At Westerner Park’s annual general meeting on Thursday, Michael Donlevy said he would ask a “contentious question” about the county’s refusal to grant $1 million towards replacing the ice plant at the Centrium arena.
This funding request from Westerner Park was unanimously declined at Tuesday’s Red Deer County council meeting because it was not agriculture-related and the county didn’t have enough reserves for such a large ask.
“I’m disappointed it was turned down,” said Donlevy, who noted that while the City of Red Deer has helped Westerner Park substantially — providing $22 million in financing to get the non-profit back in the black — the county has been “conspicuous in its absence.”
Yet, county residents do not only use parts of the exhibition grounds that pertain directly to agriculture, he added.
Westerner Park CEO Mike Olesen responded that he respects county council’s decision.
“The county has always been publicly… verbally supportive of Westerner Park and have (indicated) they will continue to support us,” he added, so future funding requests could be made to the county that are more directly related to agriculture, aligning with its rural programs and goals.

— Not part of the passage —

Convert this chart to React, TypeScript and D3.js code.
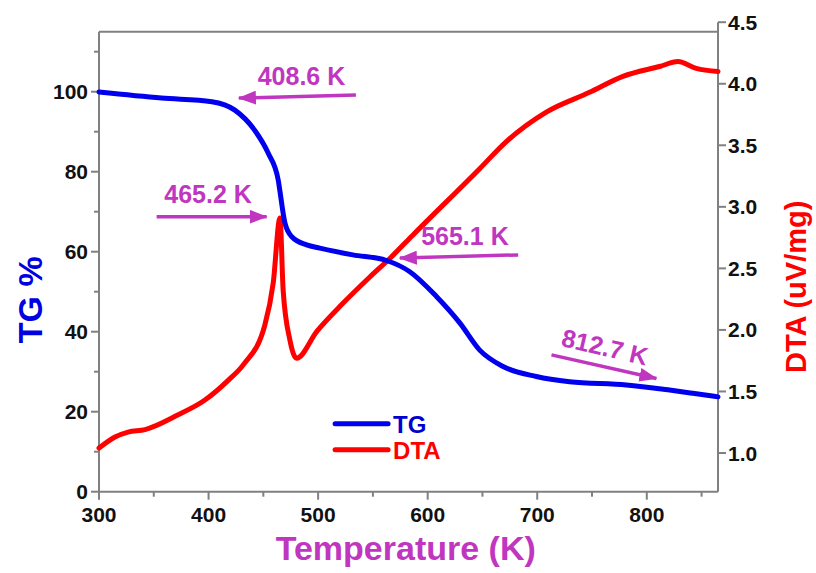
import * as d3 from 'd3'

// TG (%)
const tgTemp = [300, 357, 403, 424, 442, 454.5, 463.6, 465, 469.7, 475.8, 489.5, 501.6, 531.7, 562.4, 583.7, 608, 629.3, 647.5, 668.8, 699.2, 729.6, 781.3, 820.8, 842, 865]
const tgValue = [99.9, 98.4, 97.5, 95.4, 90.4, 84.6, 77.9, 75.4, 67.2, 63.8, 61.7, 60.9, 59.2, 57.8, 55.0, 48.8, 42.2, 35.4, 31.3, 28.8, 27.5, 26.7, 25.4, 24.6, 23.7]

// DTA (uV/mg)
const dtaTemp = [300, 314.6, 326.5, 342, 372.3, 396.7, 417.9, 432, 451.4, 459, 465.2, 468.1, 474.2, 480.3, 499, 522, 547.2, 565.4, 586.4, 647.5, 671.8, 708.3, 747.8, 778.2, 811.7, 828.4, 845.2, 865]
const dtaValue = [1.04, 1.13, 1.17, 1.19, 1.31, 1.43, 1.59, 1.72, 2.04, 2.38, 2.91, 2.32, 1.92, 1.77, 1.99, 2.21, 2.43, 2.58, 2.77, 3.31, 3.53, 3.77, 3.93, 4.06, 4.14, 4.18, 4.125, 4.1]

const xTicks = [300, 400, 500, 600, 700, 800]
const xMinor = [350, 450, 550, 650, 750, 850]
const tgTicks = [0, 20, 40, 60, 80, 100]
const tgMinor = [10, 30, 50, 70, 90, 110]
const dtaTicks = [1.0, 1.5, 2.0, 2.5, 3.0, 3.5, 4.0, 4.5]

// annotations in data coordinates (temperature, TG %)
const notes = [
  { label: '408.6 K', tx: 484.8, ty: 101.7, from: [534.5, 99.2], to: [427.7, 98.4], angle: 0 },
  { label: '465.2 K', tx: 399.5, ty: 72.2, from: [352.6, 68.75], to: [453, 68.75], angle: 0 },
  { label: '565.1 K', tx: 634, ty: 61.7, from: [682.6, 59.2], to: [574.6, 58.4], angle: 0 },
  { label: '812.7 K', tx: 760, ty: 34.0, from: [713, 34.2], to: [808.8, 28.3], angle: 13 },
]

const width = 816
const height = 573
const margin = { top: 31.7, right: 98, bottom: 81.3, left: 99 }
const font = '"Liberation Sans", Arial, sans-serif'
const axisGray = '#808080'
const magenta = '#c036c0'
const blue = '#0000ee'
const red = '#ff0000'

export default function App() {
  const x = d3.scaleLinear().domain([300, 865]).range([margin.left, width - margin.right])
  const y = d3.scaleLinear().domain([0, 115]).range([height - margin.bottom, margin.top])
  const yR = d3.scaleLinear().domain([1.0, 4.5]).range([453, 22.2])
  const bottom = height - margin.bottom
  const left = margin.left
  const right = width - margin.right

  const tgLine = d3
    .line<number>()
    .x((_, i) => x(tgTemp[i]))
    .y((d) => y(d))
    .curve(d3.curveMonotoneX)
  const dtaLine = d3
    .line<number>()
    .x((_, i) => x(dtaTemp[i]))
    .y((d) => yR(d))
    .curve(d3.curveMonotoneX)

  return (
    <svg
      width={width}
      height={height}
      viewBox={`0 0 ${width} ${height}`}
      style={{ position: 'absolute', left: 0, top: 0, display: 'block', background: '#fff' }}
      fontFamily={font}
      fontWeight="bold"
    >
      <defs>
        <marker
          id="head"
          viewBox="0 0 18 14"
          refX="17"
          refY="7"
          markerWidth="18"
          markerHeight="14"
          markerUnits="userSpaceOnUse"
          orient="auto"
        >
          <path d="M0,0 L18,7 L0,14 Z" fill={magenta} />
        </marker>
      </defs>

      {/* frame */}
      <line x1={left} x2={right} y1={margin.top} y2={margin.top} stroke={axisGray} strokeWidth="2" />
      <line x1={left} x2={right} y1={bottom} y2={bottom} stroke={axisGray} strokeWidth="2" />
      <line x1={left} x2={left} y1={margin.top} y2={bottom} stroke={axisGray} strokeWidth="2" />
      <line x1={right} x2={right} y1={yR(4.5)} y2={bottom} stroke={axisGray} strokeWidth="2" />

      {/* bottom axis */}
      {xTicks.map((t) => (
        <g key={t} transform={`translate(${x(t)},0)`}>
          <line y1={bottom} y2={bottom + 8} stroke={axisGray} strokeWidth="2" />
          <text y={bottom + 30} textAnchor="middle" fontSize="21" fill="#111">
            {t}
          </text>
        </g>
      ))}
      {xMinor.map((t) => (
        <line key={t} x1={x(t)} x2={x(t)} y1={bottom} y2={bottom + 5} stroke={axisGray} strokeWidth="2" />
      ))}

      {/* left axis */}
      {tgTicks.map((t) => (
        <g key={t} transform={`translate(0,${y(t)})`}>
          <line x1={left - 8} x2={left} stroke={axisGray} strokeWidth="2" />
          <text x={left - 11} y={7.5} textAnchor="end" fontSize="21" fill="#111">
            {t}
          </text>
        </g>
      ))}
      {tgMinor.map((t) => (
        <line key={t} x1={left - 5} x2={left} y1={y(t)} y2={y(t)} stroke={axisGray} strokeWidth="2" />
      ))}

      {/* right axis */}
      {dtaTicks.map((t) => (
        <g key={t} transform={`translate(0,${yR(t)})`}>
          <line x1={right} x2={right + 8} stroke={axisGray} strokeWidth="2" />
          <text x={right + 10} y={7.5} textAnchor="start" fontSize="21" fill="#111">
            {t.toFixed(1)}
          </text>
        </g>
      ))}

      {/* axis titles */}
      <text
        transform={`translate(42,${y(48)}) rotate(-90)`}
        textAnchor="middle"
        fontSize="34"
        fill="#0000e0"
      >
        TG %
      </text>
      <text
        transform={`translate(806,${yR(2.35)}) rotate(-90)`}
        textAnchor="middle"
        fontSize="29"
        fill={red}
      >
        DTA (uV/mg)
      </text>
      <text x={x(580)} y={560} textAnchor="middle" fontSize="34" fill={magenta}>
        Temperature (K)
      </text>

      {/* curves */}
      <path d={dtaLine(dtaValue) ?? ''} fill="none" stroke={red} strokeWidth="5" strokeLinejoin="round" strokeLinecap="round" />
      <path d={tgLine(tgValue) ?? ''} fill="none" stroke={blue} strokeWidth="5" strokeLinejoin="round" strokeLinecap="round" />

      {/* annotations */}
      {notes.map((n) => (
        <g key={n.label}>
          <line
            x1={x(n.from[0])}
            y1={y(n.from[1])}
            x2={x(n.to[0])}
            y2={y(n.to[1])}
            stroke={magenta}
            strokeWidth="3.5"
            markerEnd="url(#head)"
          />
          <text
            transform={`translate(${x(n.tx)},${y(n.ty)}) rotate(${n.angle})`}
            textAnchor="middle"
            fontSize="25"
            fill={magenta}
          >
            {n.label}
          </text>
        </g>
      ))}

      {/* legend */}
      <g transform={`translate(${x(515.5)},${y(17)})`}>
        <line x1={0} x2={53} y1={0} y2={0} stroke={blue} strokeWidth="5" strokeLinecap="round" />
        <text x={58} y={9} fontSize="24" fill="#0000d0">TG</text>
        <line x1={0} x2={53} y1={26} y2={26} stroke={red} strokeWidth="5" strokeLinecap="round" />
        <text x={58} y={35} fontSize="24" fill={red}>DTA</text>
      </g>
    </svg>
  )
}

Replacing the Centrium’s ice plant, a $2 million project, isn’t imminently needed, said Olesen, who added a Westerner Park Foundation is being formed to fundraise for various fundraising needs, including these kinds of infrastructure upgrades.

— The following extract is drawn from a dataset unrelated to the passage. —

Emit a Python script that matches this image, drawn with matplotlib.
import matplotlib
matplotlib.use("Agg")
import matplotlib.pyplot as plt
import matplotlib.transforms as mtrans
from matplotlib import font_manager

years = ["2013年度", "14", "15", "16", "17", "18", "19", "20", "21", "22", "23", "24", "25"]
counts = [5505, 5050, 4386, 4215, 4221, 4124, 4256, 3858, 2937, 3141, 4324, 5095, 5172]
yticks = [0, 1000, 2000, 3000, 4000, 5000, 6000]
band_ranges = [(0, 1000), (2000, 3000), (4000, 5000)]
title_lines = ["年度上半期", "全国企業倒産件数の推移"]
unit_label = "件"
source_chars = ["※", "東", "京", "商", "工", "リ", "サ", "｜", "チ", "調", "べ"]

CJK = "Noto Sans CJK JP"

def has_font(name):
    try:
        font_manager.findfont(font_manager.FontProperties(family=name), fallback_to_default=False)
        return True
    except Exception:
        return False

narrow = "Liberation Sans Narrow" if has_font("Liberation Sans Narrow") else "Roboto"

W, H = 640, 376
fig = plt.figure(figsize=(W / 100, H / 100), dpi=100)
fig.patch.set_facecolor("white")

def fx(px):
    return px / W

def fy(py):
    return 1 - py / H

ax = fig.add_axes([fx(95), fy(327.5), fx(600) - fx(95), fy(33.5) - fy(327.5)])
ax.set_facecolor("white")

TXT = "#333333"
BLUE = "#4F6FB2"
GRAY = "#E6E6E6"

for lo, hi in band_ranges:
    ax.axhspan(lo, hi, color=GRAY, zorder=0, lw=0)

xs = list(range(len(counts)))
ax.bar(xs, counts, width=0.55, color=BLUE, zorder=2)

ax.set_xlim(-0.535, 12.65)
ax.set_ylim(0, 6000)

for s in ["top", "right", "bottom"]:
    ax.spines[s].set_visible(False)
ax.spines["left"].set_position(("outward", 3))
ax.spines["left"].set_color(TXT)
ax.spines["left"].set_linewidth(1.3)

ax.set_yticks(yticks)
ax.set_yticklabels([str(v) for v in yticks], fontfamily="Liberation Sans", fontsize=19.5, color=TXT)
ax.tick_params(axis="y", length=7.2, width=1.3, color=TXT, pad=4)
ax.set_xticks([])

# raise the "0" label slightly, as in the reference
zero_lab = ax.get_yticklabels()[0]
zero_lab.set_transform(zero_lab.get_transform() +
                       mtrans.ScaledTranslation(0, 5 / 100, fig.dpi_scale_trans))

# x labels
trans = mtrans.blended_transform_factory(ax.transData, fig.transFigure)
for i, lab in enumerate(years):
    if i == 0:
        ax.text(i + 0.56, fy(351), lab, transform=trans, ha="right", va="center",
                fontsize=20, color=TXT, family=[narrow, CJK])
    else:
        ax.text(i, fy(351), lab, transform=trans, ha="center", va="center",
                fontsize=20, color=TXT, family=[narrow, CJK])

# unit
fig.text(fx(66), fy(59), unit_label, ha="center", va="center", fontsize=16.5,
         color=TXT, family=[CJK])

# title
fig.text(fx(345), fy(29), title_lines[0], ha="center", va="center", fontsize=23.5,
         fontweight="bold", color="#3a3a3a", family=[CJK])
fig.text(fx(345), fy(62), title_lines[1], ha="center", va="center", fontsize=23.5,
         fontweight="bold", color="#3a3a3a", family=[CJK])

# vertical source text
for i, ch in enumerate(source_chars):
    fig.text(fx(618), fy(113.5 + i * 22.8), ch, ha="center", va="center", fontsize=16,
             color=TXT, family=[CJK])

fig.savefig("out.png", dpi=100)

Earlier in the meeting, auditors from Pivotal LLP presented financial statements that show Westerner Park was in better shape at the financial year ending on March 31 than the year before. Its operating loss for 2021 was $671,000 compared to $1.13 million in 2020.
Olesen said this is because more government grants were available to help organizations survive the pandemic. Also, Westerner Park — which was in financial trouble because of overextended debt before the pandemic hit — had laid off 90 per cent of its staff and reined in all discretionary spending to reduce expenses.
Of course, the City of Red Deer also came through with financial assistance, consisting of a $19 million loan and up to $3 million in grants to get Westerner Park through the rest of 2021, he added.
Olesen thanked Red Deer city council and administration for this assistance — and pledged to use as little of the grant as possible.
Projections for 2022 show Westerner Park balancing its budget with the help of revenue-generating events, such as a summer fair — which is still expected to happen as long as the province moves to Stage 3 in its reopening. Olesen hopes to know by June 24 whether Alberta is heading in that direction.
Agritrade, the Canadian Finals Rodeo and the World Junior Hockey Championships are also anticipated to happen later this year.
But Olesen told shareholders plans are underway for holding new self-generated events, and not relying as heavily on revenues from out-of-town event bookings and concerts.